In Tigre, there is a market, boat rides, an amusement park (unsure when/if that’s open) and more to do. We arrived late in the day so opted for a stroll by the water.

And we consumed many, many licaudos, which I have recently become obsessed with in Argentina.

It was too late for a boat ride, so we just walked and sat and strolled and relaxed. The market didn’t offer much more than other Argentine markets, except puppies to adopt (which I have actually seen in other markets) and my broken heart left behind with them.

Moving on. Tigre is such a great, quick trip away from the city. I believe there is kayaking and such, but I did not partake because I forgot to wear sunscreen and wore a black dress. En serio? Yes. In sum, Tigre gets one big American thumbs up.

Monday, March 21, 2011

Notable Spanish Mishap 4

Bought it thinking it was face wash, used it as body wash and then realized it was lotion.

Yes, it says crema.

Yes, it also says Happy Time.

Yes, my closet is really messy.

Monday, March 14, 2011

The Rains Down in Argentina

I’ve written about the Rwanda rain, which is scary. But the rain in Argentina definitely gives Africa a run for its money (I could insert a joke in here, but I’m going to respectful decline to do so).

One time a friend here told me that people don’t go out when it rains because they are scared to get stranded. After laughing that off, I realized it’s most certainly true, and I will now be one of those people.

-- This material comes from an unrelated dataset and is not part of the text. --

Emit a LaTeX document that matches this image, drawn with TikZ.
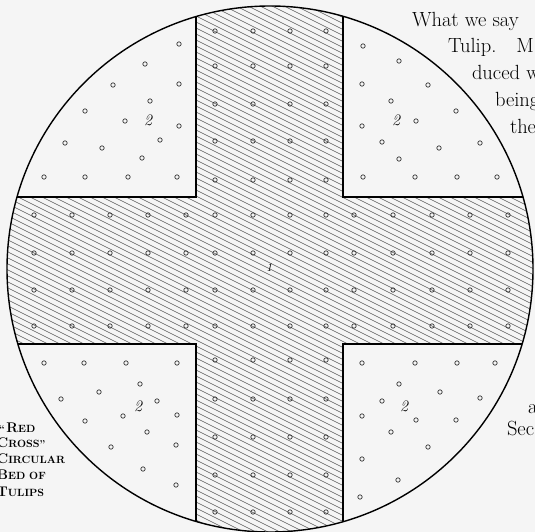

The night started off with a drizzle, but soon after sitting at the bar, it started to forcefully come down. Around 4am, when we tried to leave, we realized: There are no cabs and it’s still pouring. So we sent one brave friend off to hail a cab and pick up the rest of us (don’t even, I’m a lady and my Spanish is sub-par). After somehow finding a cab, we all piled in to head home.

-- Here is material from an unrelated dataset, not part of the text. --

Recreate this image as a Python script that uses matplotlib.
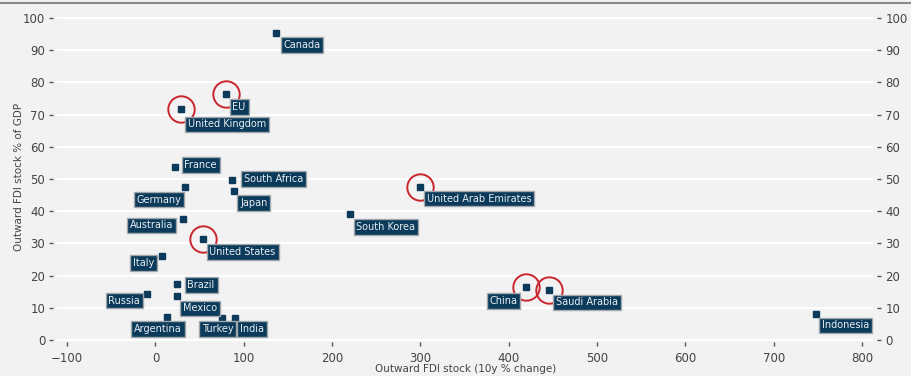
import numpy as np
import matplotlib.pyplot as plt
from matplotlib.lines import Line2D

# data
countries = ["Canada", "EU", "United Kingdom", "France", "South Africa", "Germany",
             "Japan", "Australia", "United States", "Italy", "Brazil", "Russia",
             "Mexico", "Argentina", "Turkey", "India", "South Korea",
             "United Arab Emirates", "China", "Saudi Arabia", "Indonesia"]
fdi_change = [136.4, 79.5, 28.9, 22.1, 87.0, 33.0, 88.9, 30.8, 53.8, 7.0, 24.3, -9.6,
              24.0, 12.7, 75.7, 89.6, 220.2, 299.4, 419.5, 445.8, 747.8]
fdi_gdp = [95.3, 76.3, 71.6, 53.8, 49.6, 47.6, 46.3, 37.5, 31.4, 26.2, 17.3, 14.3,
           13.7, 7.2, 6.7, 6.7, 39.0, 47.6, 16.6, 15.4, 8.1]
highlighted = ["EU", "United Kingdom", "United States", "United Arab Emirates",
               "China", "Saudi Arabia"]

# label placement: side of the box, box edge offset dx and box centre offset dy (pixels)
label_pos = {
    "Canada": ("r", 5, 12), "EU": ("r", 4.3, 12.7), "United Kingdom": ("r", 4.7, 15),
    "France": ("r", 7, -1.5), "South Africa": ("r", 8.7, -1.5), "Germany": ("l", -0.7, 12.8),
    "Japan": ("r", 3.7, 12.3), "Australia": ("l", -6.7, 6.2), "United States": ("r", 4, 12.7),
    "Italy": ("l", -5, 7.6), "Brazil": ("r", 8, 0.5), "Russia": ("l", -4.3, 6.5),
    "Mexico": ("r", 3.6, 12.5), "Argentina": ("l", 17.6, 12.3), "Turkey": ("l", 13.4, 10.9),
    "India": ("r", 3.3, 10.9), "South Korea": ("r", 4, 12.2),
    "United Arab Emirates": ("r", 4.3, 11.8), "China": ("l", -6, 14),
    "Saudi Arabia": ("r", 4, 12), "Indonesia": ("r", 3.3, 11.5),
}

bg = "#f2f2f2"
navy = "#0b3a5a"
red = "#c8252d"
txt = "#444444"

fig = plt.figure(figsize=(9.11, 3.76), dpi=100, facecolor=bg)
# axes spans x -115.5..817 and y -0.7..102
ax = fig.add_axes([0.0587, 0.0896, 0.9040, 0.8796], facecolor=bg)

ax.set_xlim(-115.5, 817)
ax.set_ylim(-0.7, 102)

yticks = np.arange(0, 101, 10)
ax.hlines(yticks, -111, 812, color="white", lw=1.5, zorder=0)

for s in ax.spines.values():
    s.set_visible(False)

ax.set_xticks(np.arange(-100, 801, 100))
ax.set_yticks(yticks)
ax.tick_params(axis="x", length=3, width=1, color="#555555", labelcolor=txt,
               labelsize=8.5, pad=4)
ax.tick_params(axis="y", length=3, width=1, color="#555555", labelcolor=txt,
               labelsize=8.5, pad=3, right=True, labelright=True)
ax.set_xticklabels([str(v).replace("-", "\u2212") for v in range(-100, 801, 100)])

ax.set_xlabel("Outward FDI stock (10y % change)", fontsize=7.5, color=txt, labelpad=-1)
ax.set_ylabel("Outward FDI stock % of GDP", fontsize=7.5, color=txt, labelpad=-1)

# highlight circles
hx = [fdi_change[countries.index(c)] for c in highlighted]
hy = [fdi_gdp[countries.index(c)] for c in highlighted]
ax.plot(hx, hy, "o", ms=19, mfc="none", mec=red, mew=1.4, zorder=2)

ax.plot(fdi_change, fdi_gdp, "s", ms=5, color=navy, zorder=3)

px = 0.72  # points per pixel at dpi 100
pad_px = 2.5
for name, x, y in zip(countries, fdi_change, fdi_gdp):
    side, dx, dy = label_pos[name]
    if side == "r":
        ha, ox = "left", dx + pad_px
    else:
        ha, ox = "right", dx - pad_px
    ax.annotate(name, (x, y), xytext=(ox * px, -dy * px), textcoords="offset points",
                ha=ha, va="center", fontsize=7, color="#e9eef2", zorder=4,
                bbox=dict(boxstyle="square,pad=0.3", fc=navy, ec="#a0a8ae", lw=1))

# thin rule along the top
fig.add_artist(Line2D([0, 1], [0.992, 0.992], color="#8a8a8a", lw=1.5,
                      transform=fig.transFigure))

fig.savefig("out.png", dpi=100, facecolor=bg)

Problem was the streets were literally flooded. The cab had to wade through the water as car crashes happened behind us. All I can really compare this to is trying to wade your wagon across the lake in Oregon Trail and tipping..and getting cholera. The cab took us as far as he could, but then we were forced to walk through the water to my apartment building. Well, I am sure glad I live on the 18th floor.

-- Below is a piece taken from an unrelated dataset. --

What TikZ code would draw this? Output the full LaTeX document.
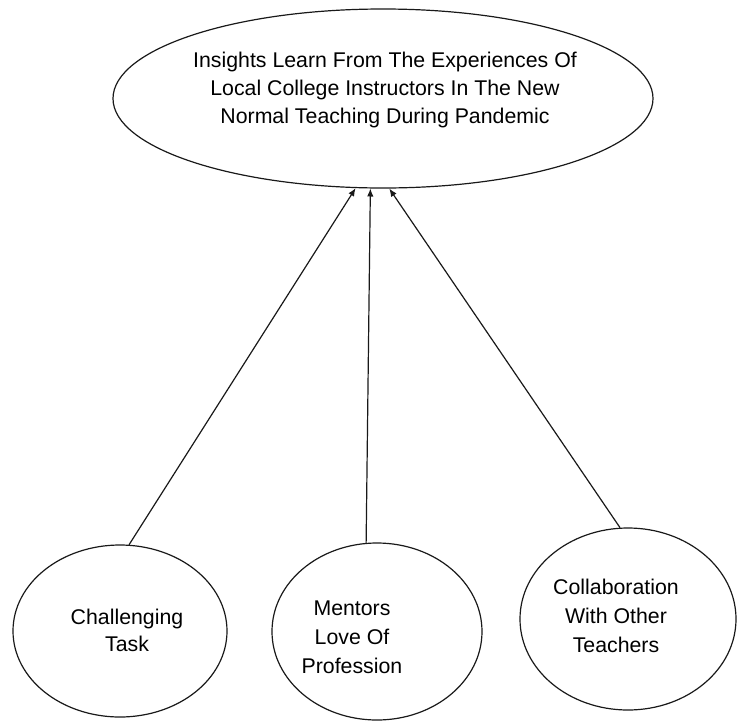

The drains in the city get clogged, which forces the water buildup in the streets. Then, you must walk through all of the dirt and shit (I’m sorry, I’m swearing) because I literally mean dog feces to get to where you want to go. And then, hang up your clothes and jump in the shower because that is dirtyyy. This picture doesn’t even do it justice, but it’s the best we got.

Photo Credit: Caley Bulinski

Thursday, March 10, 2011

Uruguay Part 2: A Day in Colonia

When I typed the title, I accidentally wrote Urugay. Oh come on Nora…

Due to visa issues and the need to do something other than BA while Caley visited, we decided to go to Uruguay. (typed gay again). After the Buquebus adventure, we arrived and said: whaaaat? Our tickets said SIN bus and surprisingly there was no car waiting to pick us up. So to the Thrifty we went. I didn’t bring my license because you know what? That’s not an issue in many countries (except the overburdening US). It wasn’t an issue in Bermuda when my sister and I naively tried to rent mopeds. If I had actually been able to drive in one circle without falling, then I could have driven it off the lot. But noooo Uruguay apparently requires a motorcycle license to get a moped. Fine.

So we all jumped into a golf cart to explore

I, like the 5 year old child I am, immediately had to eat and go to the bathroom. So after touring a bit, I soon forced the group (of 3 of us) to stop to eat.

(Though you may not believe it, I'm not actually going to the bathroom in this picture)

After, we hit a market and drove around some more. Next, like the 5 year old child I am, I insisted on stopping for ice cream. We hit the beach, saw the sites and climbed around a bit:

Jim even grew a mustache along the way:

And then we buqued our way back to our busboat and went home. Colonia is a fantastic day trip, especially in nice weather. There is a lot to explore, but I think one day is enough, as it’s not that big. If you want to get out of the city, I’d definitely recommend Colonia!